## START

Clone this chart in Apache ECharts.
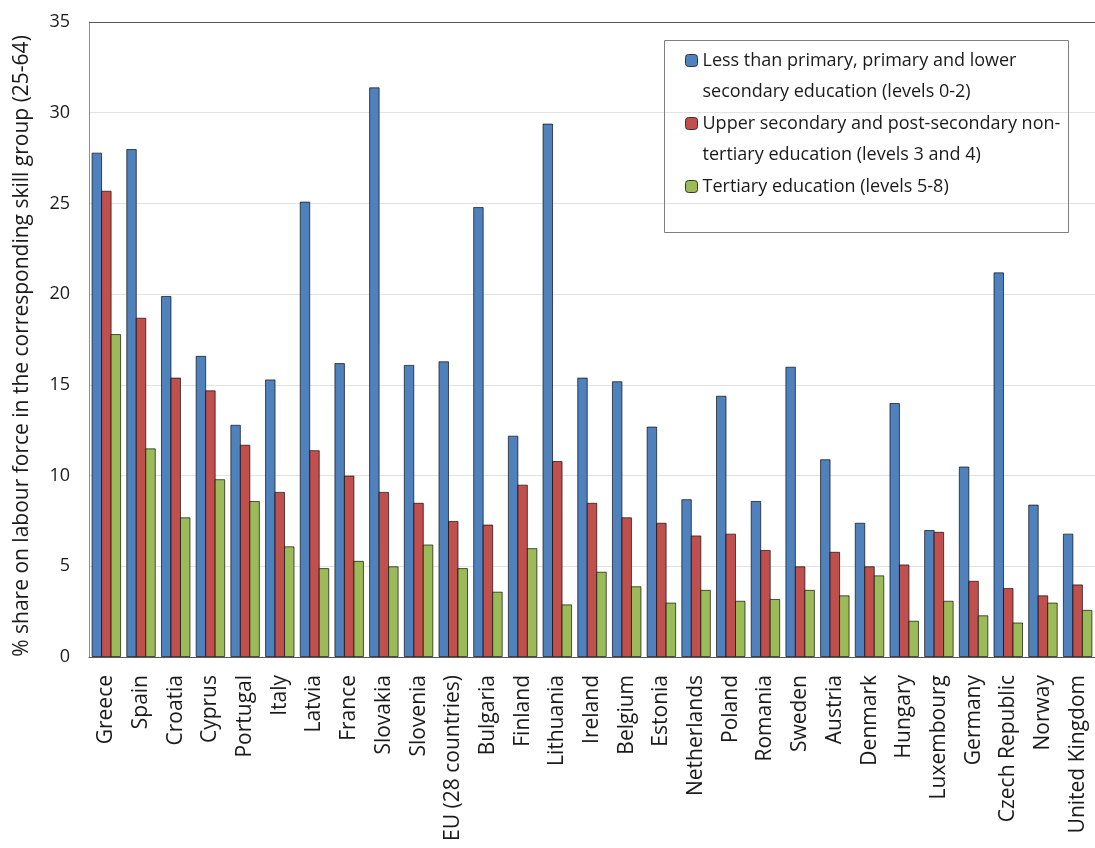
<!DOCTYPE html>
<html>
<head>
<meta charset="utf-8">
<script src="https://cdn.jsdelivr.net/npm/echarts@6/dist/echarts.min.js"></script>
<style>
html,body{margin:0;padding:0;background:#fff;}
#chart{width:1095px;height:848px;}
</style>
</head>
<body>
<div id="chart"></div>
<script>
const categories = ['Greece','Spain','Croatia','Cyprus','Portugal','Italy','Latvia','France','Slovakia','Slovenia','EU (28 countries)','Bulgaria','Finland','Lithuania','Ireland','Belgium','Estonia','Netherlands','Poland','Romania','Sweden','Austria','Denmark','Hungary','Luxembourg','Germany','Czech Republic','Norway','United Kingdom'];
const lowerSecondary = [27.8,28.0,19.9,16.6,12.8,15.3,25.1,16.2,31.4,16.1,16.3,24.8,12.2,29.4,15.4,15.2,12.7,8.7,14.4,8.6,16.0,10.9,7.4,14.0,7.0,10.5,21.2,8.4,6.8];
const upperSecondary = [25.7,18.7,15.4,14.7,11.7,9.1,11.4,10.0,9.1,8.5,7.5,7.3,9.5,10.8,8.5,7.7,7.4,6.7,6.8,5.9,5.0,5.8,5.0,5.1,6.9,4.2,3.8,3.4,4.0];
const tertiary = [17.8,11.5,7.7,9.8,8.6,6.1,4.9,5.3,5.0,6.2,4.9,3.6,6.0,2.9,4.7,3.9,3.0,3.7,3.1,3.2,3.7,3.4,4.5,2.0,3.1,2.3,1.9,3.0,2.6];
const seriesNames = [
  'Less than primary, primary and lower secondary education (levels 0-2)',
  'Upper secondary and post-secondary non-tertiary education (levels 3 and 4)',
  'Tertiary education (levels 5-8)'
];
const legendLines = [
  ['Less than primary, primary and lower', 'secondary education (levels 0-2)'],
  ['Upper secondary and post-secondary non-', 'tertiary education (levels 3 and 4)'],
  ['Tertiary education (levels 5-8)', '']
];
const yTicks = {min: 0, max: 35, interval: 5};

const FONT = '"Open Sans", sans-serif';
const colors = ['#4F81BD', '#C0504D', '#9BBB59'];
const values = [lowerSecondary, upperSecondary, tertiary];

const chart = echarts.init(document.getElementById('chart'), null, {renderer: 'canvas'});
chart.setOption({
  animation: false,
  backgroundColor: '#fff',
  textStyle: {fontFamily: FONT},
  grid: {left: 89, top: 22, right: -10, bottom: 191, containLabel: false},
  legend: {
    orient: 'vertical',
    left: 685,
    top: 14,
    padding: 0,
    itemGap: -30,
    itemWidth: 12,
    itemHeight: 12,
    selectedMode: false,
    data: seriesNames,
    formatter: function (name) {
      const i = seriesNames.indexOf(name);
      return '\n' + legendLines[i][0] + '\n' + legendLines[i][1];
    },
    textStyle: {fontFamily: FONT, fontSize: 18, color: '#1a1a1a', lineHeight: 31},
    itemStyle: {borderColor: '#333', borderWidth: 1}
  },
  graphic: [{
    type: 'rect',
    shape: {x: 664.5, y: 40.5, width: 404, height: 192},
    style: {fill: 'none', stroke: '#7f7f7f', lineWidth: 1},
    silent: true,
    z: 10
  }, {
    type: 'line',
    shape: {x1: 89, y1: 22.5, x2: 1095, y2: 22.5},
    style: {stroke: '#595959', lineWidth: 1},
    silent: true,
    z: 10
  }],
  xAxis: {
    type: 'category',
    data: categories,
    axisLine: {lineStyle: {color: '#595959', width: 1}},
    axisTick: {show: false},
    axisLabel: {rotate: 90, fontFamily: FONT, fontSize: 21, color: '#1a1a1a', margin: 18, interval: 0}
  },
  yAxis: {
    type: 'value',
    min: yTicks.min,
    max: yTicks.max,
    interval: yTicks.interval,
    name: '% share on labour force in the corresponding skill group (25-64)',
    nameLocation: 'middle',
    nameGap: 56,
    nameTextStyle: {fontFamily: FONT, fontSize: 21, color: '#1a1a1a', padding: [0, 13, 0, 0]},
    axisLine: {show: true, lineStyle: {color: '#8c8c8c', width: 1}},
    axisTick: {show: false},
    axisLabel: {fontFamily: FONT, fontSize: 18, color: '#1a1a1a', margin: 19},
    splitLine: {lineStyle: {color: '#e3e3e3', width: 1}}
  },
  series: values.map((v, i) => ({
    name: seriesNames[i],
    type: 'bar',
    data: v,
    barWidth: 10.5,
    barGap: '-9.5%',
    itemStyle: {color: colors[i], borderColor: 'rgba(0,0,0,0.65)', borderWidth: 1}
  }))
});
</script>
</body>
</html>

## END

__Task directions__
Retype the data above exactly; pictures are not part of the copy.

__Exercise solution__
Clone this chart in Apache ECharts.
<!DOCTYPE html>
<html>
<head>
<meta charset="utf-8">
<script src="https://cdn.jsdelivr.net/npm/echarts@6/dist/echarts.min.js"></script>
<style>
html,body{margin:0;padding:0;background:#fff;}
#chart{width:1095px;height:848px;}
</style>
</head>
<body>
<div id="chart"></div>
<script>
const categories = ['Greece','Spain','Croatia','Cyprus','Portugal','Italy','Latvia','France','Slovakia','Slovenia','EU (28 countries)','Bulgaria','Finland','Lithuania','Ireland','Belgium','Estonia','Netherlands','Poland','Romania','Sweden','Austria','Denmark','Hungary','Luxembourg','Germany','Czech Republic','Norway','United Kingdom'];
const lowerSecondary = [27.8,28.0,19.9,16.6,12.8,15.3,25.1,16.2,31.4,16.1,16.3,24.8,12.2,29.4,15.4,15.2,12.7,8.7,14.4,8.6,16.0,10.9,7.4,14.0,7.0,10.5,21.2,8.4,6.8];
const upperSecondary = [25.7,18.7,15.4,14.7,11.7,9.1,11.4,10.0,9.1,8.5,7.5,7.3,9.5,10.8,8.5,7.7,7.4,6.7,6.8,5.9,5.0,5.8,5.0,5.1,6.9,4.2,3.8,3.4,4.0];
const tertiary = [17.8,11.5,7.7,9.8,8.6,6.1,4.9,5.3,5.0,6.2,4.9,3.6,6.0,2.9,4.7,3.9,3.0,3.7,3.1,3.2,3.7,3.4,4.5,2.0,3.1,2.3,1.9,3.0,2.6];
const seriesNames = [
  'Less than primary, primary and lower secondary education (levels 0-2)',
  'Upper secondary and post-secondary non-tertiary education (levels 3 and 4)',
  'Tertiary education (levels 5-8)'
];
const legendLines = [
  ['Less than primary, primary and lower', 'secondary education (levels 0-2)'],
  ['Upper secondary and post-secondary non-', 'tertiary education (levels 3 and 4)'],
  ['Tertiary education (levels 5-8)', '']
];
const yTicks = {min: 0, max: 35, interval: 5};

const FONT = '"Open Sans", sans-serif';
const colors = ['#4F81BD', '#C0504D', '#9BBB59'];
const values = [lowerSecondary, upperSecondary, tertiary];

const chart = echarts.init(document.getElementById('chart'), null, {renderer: 'canvas'});
chart.setOption({
  animation: false,
  backgroundColor: '#fff',
  textStyle: {fontFamily: FONT},
  grid: {left: 89, top: 22, right: -10, bottom: 191, containLabel: false},
  legend: {
    orient: 'vertical',
    left: 685,
    top: 14,
    padding: 0,
    itemGap: -30,
    itemWidth: 12,
    itemHeight: 12,
    selectedMode: false,
    data: seriesNames,
    formatter: function (name) {
      const i = seriesNames.indexOf(name);
      return '\n' + legendLines[i][0] + '\n' + legendLines[i][1];
    },
    textStyle: {fontFamily: FONT, fontSize: 18, color: '#1a1a1a', lineHeight: 31},
    itemStyle: {borderColor: '#333', borderWidth: 1}
  },
  graphic: [{
    type: 'rect',
    shape: {x: 664.5, y: 40.5, width: 404, height: 192},
    style: {fill: 'none', stroke: '#7f7f7f', lineWidth: 1},
    silent: true,
    z: 10
  }, {
    type: 'line',
    shape: {x1: 89, y1: 22.5, x2: 1095, y2: 22.5},
    style: {stroke: '#595959', lineWidth: 1},
    silent: true,
    z: 10
  }],
  xAxis: {
    type: 'category',
    data: categories,
    axisLine: {lineStyle: {color: '#595959', width: 1}},
    axisTick: {show: false},
    axisLabel: {rotate: 90, fontFamily: FONT, fontSize: 21, color: '#1a1a1a', margin: 18, interval: 0}
  },
  yAxis: {
    type: 'value',
    min: yTicks.min,
    max: yTicks.max,
    interval: yTicks.interval,
    name: '% share on labour force in the corresponding skill group (25-64)',
    nameLocation: 'middle',
    nameGap: 56,
    nameTextStyle: {fontFamily: FONT, fontSize: 21, color: '#1a1a1a', padding: [0, 13, 0, 0]},
    axisLine: {show: true, lineStyle: {color: '#8c8c8c', width: 1}},
    axisTick: {show: false},
    axisLabel: {fontFamily: FONT, fontSize: 18, color: '#1a1a1a', margin: 19},
    splitLine: {lineStyle: {color: '#e3e3e3', width: 1}}
  },
  series: values.map((v, i) => ({
    name: seriesNames[i],
    type: 'bar',
    data: v,
    barWidth: 10.5,
    barGap: '-9.5%',
    itemStyle: {color: colors[i], borderColor: 'rgba(0,0,0,0.65)', borderWidth: 1}
  }))
});
</script>
</body>
</html>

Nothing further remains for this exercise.